Start of Task input

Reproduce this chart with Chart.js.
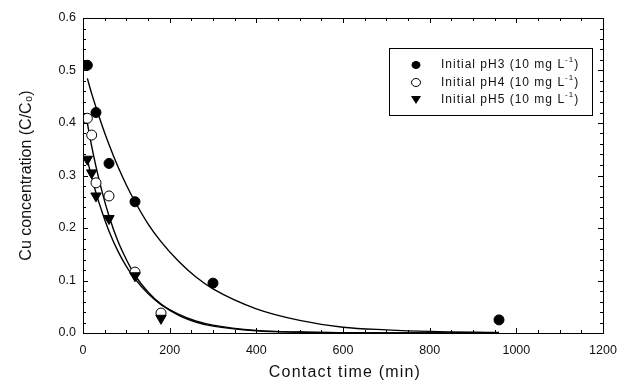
<!DOCTYPE html>
<html>
<head>
<meta charset="utf-8">
<script src="https://cdn.jsdelivr.net/npm/chart.js@4.4.1/dist/chart.umd.min.js"></script>
<style>
  body { margin: 0; background: #fff; }
  #wrap { width: 633px; height: 385px; }
</style>
</head>
<body>
<div id="wrap"><canvas id="myChart" width="633" height="385"></canvas></div>
<script>
  // measured points
  const timePH3 = [10, 30, 60, 120, 300, 960];
  const concPH3 = [0.51, 0.42, 0.323, 0.25, 0.095, 0.025];
  const timePH4 = [10, 20, 30, 60, 120, 180];
  const concPH4 = [0.409, 0.377, 0.286, 0.261, 0.116, 0.038];
  const timePH5 = [10, 20, 30, 60, 120, 180];
  const concPH5 = [0.331, 0.305, 0.261, 0.218, 0.109, 0.028];

  // fitted curves
  const fitTime = [10, 20, 30, 45, 60, 80, 100, 120, 150, 180, 220, 260, 300, 400, 500, 600, 700, 800, 960];
  const fitPH3 = [0.485, 0.456, 0.43, 0.393, 0.359, 0.318, 0.282, 0.25, 0.208, 0.174, 0.137, 0.107, 0.084, 0.046, 0.024, 0.011, 0.006, 0.003, 0.001];
  const fitPH4 = [0.40, 0.356, 0.317, 0.266, 0.223, 0.176, 0.14, 0.11, 0.078, 0.055, 0.034, 0.021, 0.013, 0.004, 0.0013, 0.0004, 0.0001, 0, 0];
  const fitPH5 = [0.33, 0.297, 0.267, 0.228, 0.194, 0.157, 0.127, 0.103, 0.075, 0.054, 0.036, 0.023, 0.015, 0.005, 0.0018, 0.0006, 0.0002, 0.0001, 0];

  const xTicks = [0, 200, 400, 600, 800, 1000, 1200];
  const yTicks = [0, 0.1, 0.2, 0.3, 0.4, 0.5, 0.6];

  const legendLabels = ['Initial pH3 (10 mg L', 'Initial pH4 (10 mg L', 'Initial pH5 (10 mg L'];
  const xTitle = 'Contact time (min)';

  const FONT = "'Liberation Sans', Arial, sans-serif";

  const toXY = (xs, ys) => xs.map((x, i) => ({ x: x, y: ys[i] }));

  const lineStyle = {
    showLine: true,
    pointRadius: 0,
    borderColor: '#000',
    borderWidth: 1.4,
    cubicInterpolationMode: 'monotone',
    order: 5,
  };

  // frame, inward ticks, x title and legend
  const framePlugin = {
    id: 'frame',
    afterDraw(chart) {
      const ctx = chart.ctx;
      const a = chart.chartArea;
      const xs = chart.scales.x;
      const ys = chart.scales.y;
      ctx.save();
      ctx.strokeStyle = '#000';
      ctx.lineWidth = 1;
      ctx.strokeRect(Math.round(a.left) + 0.5, Math.round(a.top) + 0.5, Math.round(a.right - a.left), Math.round(a.bottom - a.top));

      ctx.beginPath();
      for (let v = 0; v <= 1200; v += 50) {
        const len = v % 200 === 0 ? 5 : 3;
        const px = Math.round(xs.getPixelForValue(v)) + 0.5;
        ctx.moveTo(px, a.bottom); ctx.lineTo(px, a.bottom - len);
        ctx.moveTo(px, a.top); ctx.lineTo(px, a.top + len);
      }
      for (let i = 0; i <= 30; i++) {
        const v = i * 0.02;
        const len = i % 5 === 0 ? 5 : 3;
        const py = Math.round(ys.getPixelForValue(v)) + 0.5;
        ctx.moveTo(a.left, py); ctx.lineTo(a.left + len, py);
        ctx.moveTo(a.right, py); ctx.lineTo(a.right - len, py);
      }
      ctx.stroke();

      // x axis title, spaced out like the original
      ctx.fillStyle = '#111';
      ctx.textAlign = 'center';
      ctx.textBaseline = 'middle';
      ctx.letterSpacing = '1.2px';
      ctx.font = '16px ' + FONT;
      ctx.fillText(xTitle, (a.left + a.right) / 2 + 2, 373);

      // legend box
      ctx.strokeRect(389.5, 48.5, 203, 67);
      const rows = [65, 82.5, 100];
      const mx = 416;
      rows.forEach((y, i) => {
        ctx.beginPath();
        ctx.lineWidth = 1;
        if (i === 0) {
          ctx.ellipse(mx, y, 4.5, 4, 0, 0, Math.PI * 2);
          ctx.fillStyle = '#000';
          ctx.fill();
        } else if (i === 1) {
          ctx.ellipse(mx, y, 4.5, 4, 0, 0, Math.PI * 2);
          ctx.fillStyle = '#fff';
          ctx.fill();
          ctx.stroke();
        } else {
          ctx.moveTo(mx - 5, y - 4);
          ctx.lineTo(mx + 5, y - 4);
          ctx.lineTo(mx, y + 4);
          ctx.closePath();
          ctx.fillStyle = '#000';
          ctx.fill();
        }
        ctx.fillStyle = '#111';
        ctx.textBaseline = 'middle';
        ctx.textAlign = 'left';
        ctx.letterSpacing = '1px';
        ctx.font = '12px ' + FONT;
        let tx = 441;
        ctx.fillText(legendLabels[i], tx, y);
        tx += ctx.measureText(legendLabels[i]).width;
        ctx.font = '8px ' + FONT;
        ctx.fillText('-1', tx, y - 5);
        tx += ctx.measureText('-1').width;
        ctx.font = '12px ' + FONT;
        ctx.fillText(')', tx, y);
      });
      ctx.restore();
    },
  };

  const ctx = document.getElementById('myChart');

  new Chart(ctx, {
    type: 'scatter',
    data: {
      datasets: [
        { label: 'pH3 fit', data: toXY(fitTime, fitPH3), ...lineStyle },
        { label: 'pH4 fit', data: toXY(fitTime, fitPH4), ...lineStyle },
        { label: 'pH5 fit', data: toXY(fitTime, fitPH5), ...lineStyle },
        {
          label: legendLabels[0] + '-1)',
          data: toXY(timePH3, concPH3),
          pointStyle: 'circle',
          pointRadius: 5,
          backgroundColor: '#000',
          borderColor: '#000',
          borderWidth: 1,
          order: 2,
        },
        {
          label: legendLabels[1] + '-1)',
          data: toXY(timePH4, concPH4),
          pointStyle: 'circle',
          pointRadius: 5,
          backgroundColor: '#fff',
          borderColor: '#000',
          borderWidth: 1,
          order: 1,
        },
        {
          label: legendLabels[2] + '-1)',
          data: toXY(timePH5, concPH5),
          pointStyle: 'triangle',
          pointRotation: 180,
          pointRadius: 6,
          backgroundColor: '#000',
          borderColor: '#000',
          borderWidth: 1,
          order: 0,
        },
      ],
    },
    options: {
      responsive: false,
      animation: false,
      layout: { padding: { top: 18, right: 30, left: 0, bottom: 0 } },
      plugins: {
        legend: { display: false },
        tooltip: { enabled: false },
      },
      scales: {
        x: {
          type: 'linear',
          min: 0,
          max: 1200,
          afterBuildTicks: (scale) => { scale.ticks = xTicks.map((v) => ({ value: v })); },
          afterFit: (scale) => { scale.height = 52; },
          grid: { display: false, drawTicks: false },
          border: { display: false },
          ticks: {
            color: '#111',
            padding: 10,
            maxRotation: 0,
            font: { family: FONT, size: 12.5 },
            callback: (v) => String(v),
          },
        },
        y: {
          type: 'linear',
          min: 0,
          max: 0.6,
          afterBuildTicks: (scale) => { scale.ticks = yTicks.map((v) => ({ value: v })); },
          afterFit: (scale) => { scale.width = 83; },
          grid: { display: false, drawTicks: false },
          border: { display: false },
          ticks: {
            color: '#111',
            padding: 7,
            font: { family: FONT, size: 12.5 },
            callback: (v) => v.toFixed(1),
          },
          title: {
            display: true,
            text: 'Cu concentration (C/C₀)',
            color: '#111',
            font: { family: FONT, size: 16 },
            padding: { top: 17, bottom: 0 },
          },
        },
      },
    },
    plugins: [framePlugin],
  });
</script>
</body>
</html>
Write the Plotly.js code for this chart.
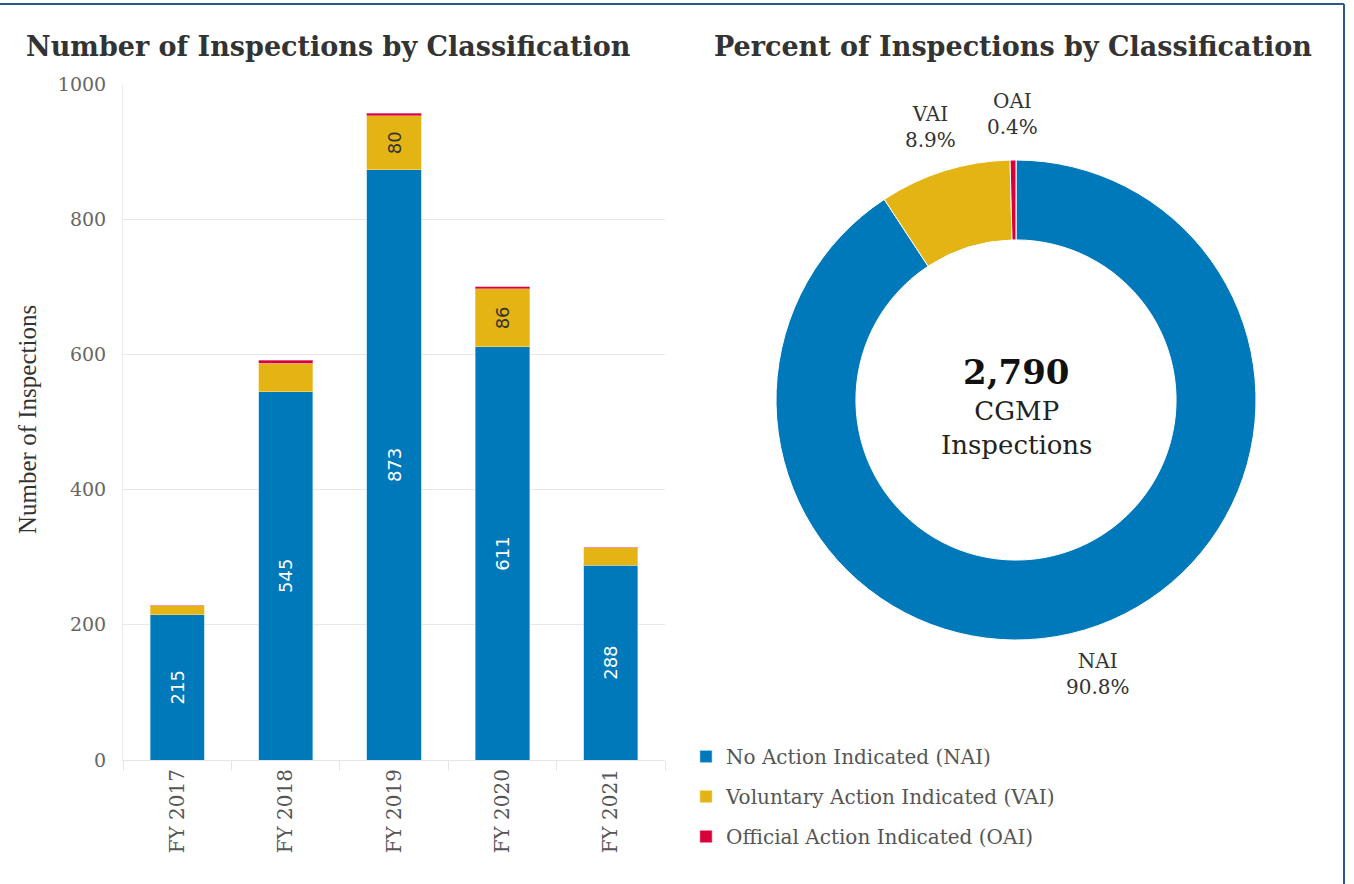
<!DOCTYPE html>
<html>
<head>
<meta charset="utf-8">
<script src="https://cdn.plot.ly/plotly-3.0.1.min.js"></script>
<style>html,body{margin:0;padding:0;background:#fff;}#chart{width:1354px;height:884px;}</style>
</head>
<body>
<div id="chart"></div>
<script>
// ---- data ----
const years = ['FY 2017', 'FY 2018', 'FY 2019', 'FY 2020', 'FY 2021'];
const naiValues = [215, 545, 873, 611, 288];
const vaiValues = [13, 42, 80, 86, 26];
const oaiValues = [0, 4, 4, 3, 0];
const seriesNames = ['No Action Indicated (NAI)', 'Voluntary Action Indicated (VAI)', 'Official Action Indicated (OAI)'];
const shortNames = ['NAI', 'VAI', 'OAI'];
const yTicks = [0, 200, 400, 600, 800, 1000];

const colors = ['#0079BA', '#E3B413', '#D9003A'];
const serif = 'DejaVu Serif, serif';
const sum = a => a.reduce((s, v) => s + v, 0);
const totals = [sum(naiValues), sum(vaiValues), sum(oaiValues)];
const grand = sum(totals);

const W = 1354, H = 884;
const px = x => x / W;
const py = y => (H - y) / H;

const barCommon = {
  type: 'bar', x: years, xaxis: 'x', yaxis: 'y',
  textposition: 'inside', textangle: -90, insidetextanchor: 'middle',
  constraintext: 'none', hoverinfo: 'x+y+name', cliponaxis: false
};

const traces = [
  Object.assign({}, barCommon, {
    name: seriesNames[0], y: naiValues, legendgroup: 'a',
    marker: {color: colors[0], line: {color: '#9fd0ea', width: 0.6}},
    text: naiValues.map(String),
    textfont: {color: '#ffffff', size: 18, family: 'DejaVu Sans, sans-serif'}
  }),
  Object.assign({}, barCommon, {
    name: seriesNames[1], y: vaiValues, legendgroup: 'b',
    marker: {color: colors[1], line: {color: '#f3dc8a', width: 0.6}},
    text: vaiValues.map(v => v >= 50 ? String(v) : ''),
    textfont: {color: '#333333', size: 18, family: 'DejaVu Sans, sans-serif'}
  }),
  Object.assign({}, barCommon, {
    name: seriesNames[2], y: oaiValues, legendgroup: 'c',
    marker: {color: colors[2], line: {color: '#f08aa5', width: 0.6}},
    text: oaiValues.map(() => '')
  }),
  {
    type: 'pie', labels: shortNames, values: totals, hole: 0.667,
    sort: false, direction: 'clockwise', rotation: 0,
    marker: {colors: colors, line: {color: '#ffffff', width: 1}},
    textinfo: 'none', showlegend: false,
    hovertemplate: '%{label}: %{value} (%{percent:.1%})<extra></extra>',
    domain: {x: [px(776), px(1256)], y: [py(640), py(160)]}
  }
];

const annotations = [
  {text: '<b>Number of Inspections by Classification</b>', xref: 'paper', yref: 'paper',
   x: px(24), y: py(46), xanchor: 'left', yanchor: 'middle', showarrow: false,
   font: {family: serif, size: 27, color: '#333333'}},
  {text: '<b>Percent of Inspections by Classification</b>', xref: 'paper', yref: 'paper',
   x: px(712), y: py(46), xanchor: 'left', yanchor: 'middle', showarrow: false,
   font: {family: serif, size: 27, color: '#333333'}},
  {text: 'Number of Inspections', xref: 'paper', yref: 'paper', textangle: -90,
   x: px(27), y: py(420), xanchor: 'center', yanchor: 'middle', showarrow: false,
   font: {family: 'Liberation Serif, serif', size: 25, color: '#333333'}},
  {text: '<b>' + grand.toLocaleString('en-US') + '</b>', xref: 'paper', yref: 'paper',
   x: px(1016), y: py(372), xanchor: 'center', yanchor: 'middle', showarrow: false,
   font: {family: serif, size: 34, color: '#111111'}},
  {text: 'CGMP<br>Inspections', xref: 'paper', yref: 'paper',
   x: px(1016), y: py(428), xanchor: 'center', yanchor: 'middle', showarrow: false,
   font: {family: serif, size: 26, color: '#222222'}}
];

// donut slice labels placed outside each slice's mid-angle
const cx = 1016, cy = 400, rLab = 286;
let cum = 0;
totals.forEach((v, i) => {
  const f = (cum + v / 2) / grand;
  cum += v;
  const th = 2 * Math.PI * f;
  annotations.push({
    text: shortNames[i] + '<br>' + (v / grand * 100).toFixed(1) + '%',
    xref: 'paper', yref: 'paper',
    x: px(cx + rLab * Math.sin(th)), y: py(cy - rLab * Math.cos(th)),
    xanchor: 'center', yanchor: 'middle', showarrow: false,
    font: {family: serif, size: 20, color: '#333333'}
  });
});

const layout = {
  width: W, height: H,
  margin: {l: 0, r: 0, t: 0, b: 0},
  paper_bgcolor: '#ffffff', plot_bgcolor: '#ffffff',
  barmode: 'stack', bargap: 0.5,
  font: {family: serif, color: '#555555'},
  xaxis: {
    domain: [px(123), px(665)], anchor: 'y',
    tickangle: -90, tickfont: {family: serif, size: 20, color: '#555555'},
    ticks: 'outside', tickson: 'boundaries', ticklen: 10, tickcolor: '#e6e6e6',
    showline: true, linecolor: '#e6e6e6', showgrid: false, fixedrange: true
  },
  yaxis: {
    domain: [py(760), py(84)], anchor: 'x',
    range: [0, 1000], tickvals: yTicks,
    tickfont: {family: serif, size: 19, color: '#666666'},
    showgrid: true, gridcolor: '#e8e8e8', zeroline: false,
    showline: true, linecolor: '#eeeeee', ticks: '', ticklabelstandoff: 12, fixedrange: true
  },
  legend: {
    x: px(686), y: py(737), xanchor: 'left', yanchor: 'top',
    font: {family: serif, size: 20, color: '#555555'},
    tracegroupgap: 11, itemclick: false, bgcolor: 'rgba(0,0,0,0)'
  },
  annotations: annotations,
  shapes: [
    {type: 'line', xref: 'paper', yref: 'paper', x0: 0, x1: px(1344), y0: py(4), y1: py(4),
     line: {color: '#2a5a8c', width: 2}},
    {type: 'line', xref: 'paper', yref: 'paper', x0: px(1344), x1: px(1344), y0: 0, y1: py(4),
     line: {color: '#2a5a8c', width: 2}}
  ]
};

Plotly.newPlot('chart', traces, layout, {displayModeBar: false});
</script>
</body>
</html>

End of Task input

• Required task: Isolate the lines above that contain the word "this" and copy them.

• Full response:
Reproduce this chart with Chart.js.
Write the Plotly.js code for this chart.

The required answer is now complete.